Classic Course: Siwanoy Country Club

Most serious golfers know that Prestwick hosted the first Open Championship, Newport the first U.S. Open, and Augusta National the first (and all subsequent) Masters. But they probably can’t tell you where the first PGA Championship took place more than 100 years ago. The answer: Siwanoy Country Club, a rolling Donald Ross design less than 20 miles north of midtown Manhattan.

After a three-year restoration by Mike DeVries that included tree removal, green expansion, and reshaping/relocating bunkers, the course is close to how it was when Jim Barnes beat Jock Hutchison 1-up in 1916 after Hutchison missed a five-foot putt on the final hole. Given the fast, sloping greens—Siwanoy’s main defense—that’s easily done.

“You can’t get above the hole on the greens,” says head pro Grant Turner. “It’s a real thinking man’s course: It doesn’t look hard, but it is.”

Take the 452-yard 2nd, a gentle left-to-right dogleg with a fairway that slopes hard in the same direction and leaves an uphill approach to a two-tiered green.

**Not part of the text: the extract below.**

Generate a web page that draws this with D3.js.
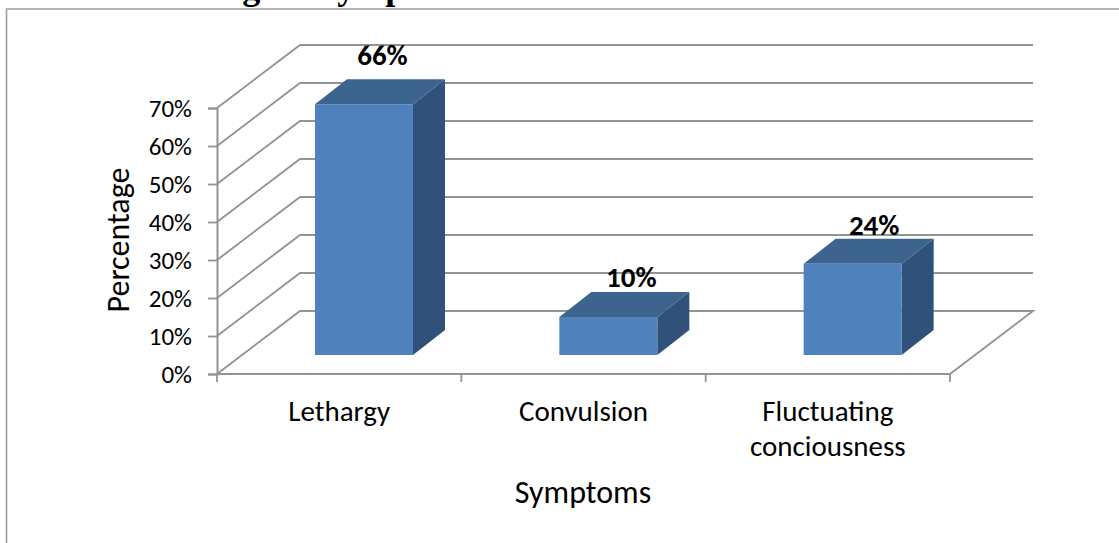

A prominent rock outcropping by the green is typical of the course’s topography, as are the brooks and fescue that add to the course’s character.

Shorter holes provide some respite in the middle of the round before the testing final third, which starts with a long, uphill par three featuring a huge ridge in the middle of the green. The home stretch continues with three difficult par fours—on the 477-yard 15th players drive over a valley to a crowned fairway—and the par-five finish, where a creek complicates the layup and everything from eagle to “other” is possible.